German Green Party launches election manifesto

  • : Biomass, Electricity
  • 17/03/10

Germany's Green Party is calling for a national carbon floor price and a legally mandated exit from lignite and coal-fired generation as it presented its draft manifesto for this year's general elections.

Germany will hold general elections on 24 September.

The Green Party was one the first parties to launch its election manifest today, repeating many of its key pledges from recent years.

The party is calling for reforms to the EU Emissions Trading Scheme (EU ETS) and for the introduction of a German carbon floor price to incentivise low-carbon power production and emissions cuts in other sectors. The party would use the income from the tax to fund climate protection measures such as a transition towards low-carbon industrial processes and increasing energy efficiency in the housing sector.

The Green Party in its draft manifesto also repeated its plans to immediately retire 20 of Germany's highest emitting lignite and coal power plant units and phase-out the remaining plants within 20 years, by the end of the 2030s. Under the party's [phase-out plan] (https://direct.argusmedia.com/newsandanalysis/article/1384974?keywords=green%20party%20coal%20exit), a C02 budget for all of Germany's remaining fossil fuel plants would be introduced, with a cap that should be aligned with Germany's greenhouse gas reduction targets. And the party wants to introduce a ban on new lignite mines.

The draft manifesto also includes a pledge to continue and extend subsidies under the German renewable energy act (EEG), which has come under scrutiny by other parties, by raising renewable extension targets. The current coalition government between Chancellor Angela Merkel's CDU-CSU union and the SPD party has adopted goals — embedded in the EEG — for renewable energy to meet 40-45pc of gross power demand in 2025 and 55-60pc by 2035, compared with around 32pc last year.
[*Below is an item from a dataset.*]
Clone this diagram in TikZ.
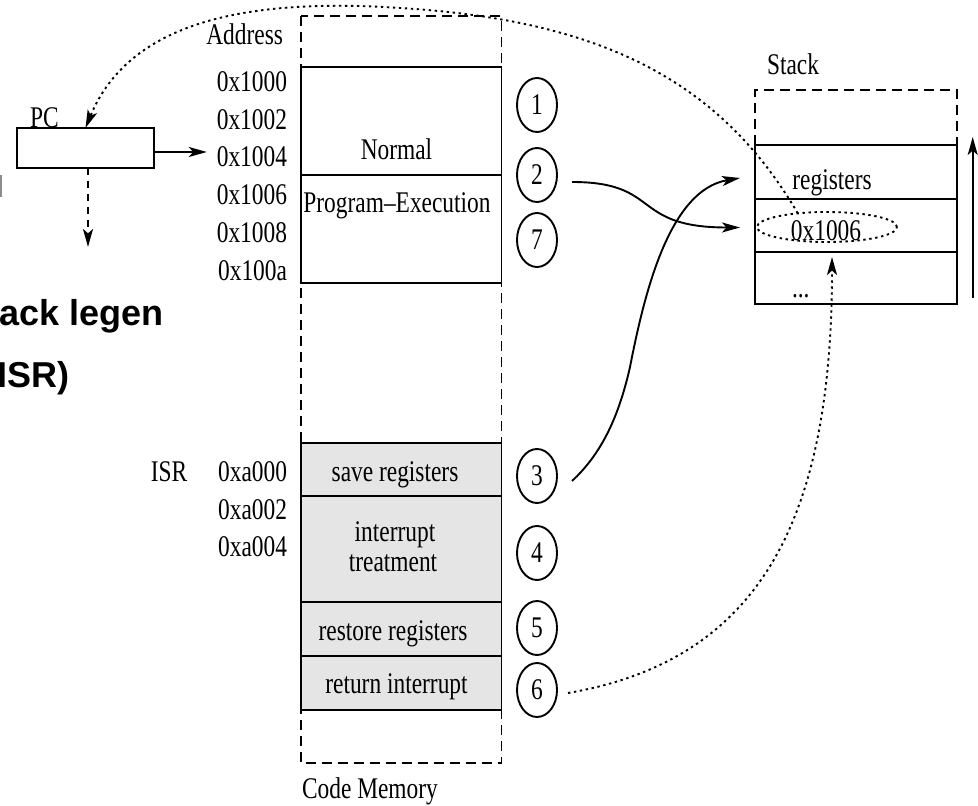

The Green Party wants to reach 100pc of renewables by 2030. An incentive scheme for power storage systems such as batteries would be introduced to complement the move, the Green Party says.

The party also wants to support electric mobility partly by allowing only the production of emission-free vehicles in Germany from 2030, essentially banning diesel and petrol cars from German-based car manufacturing.

Other pledges in the manifesto include support for energy efficiency and reintroduction of the German fuel rod tax until the last reactors come off line by the end of 2022. The fuel rod tax expired at the end of last year.

Separately, the right-leaning AfD party today also published its manifesto for the upcoming elections. The party wants to end the decarbonisation process by ending subsidies for renewable energy. And the party wants to reverse the nuclear phase-out decision.

Current polls put the Green Party at 7pc of the vote and the Afd at around 9pc, although the latter is unlikely to find a coalition partner. The Green Party has previously been in a federal coalition government with the SPD and, on a regional, state government basis with the CDU since the last general elections in 2013.

Polls put the CDU-CSU union and the SPD in a tight race at around 34pc and 32pc of the vote, respectively, with the SPD receiving support following the announcement of Martin Schulz as its candidate in the upcoming elections. The FDP, Angela Merkel's preferred partner, is currently polling around the 5pc mark which is the minimum needed to get into the lower house of parliament.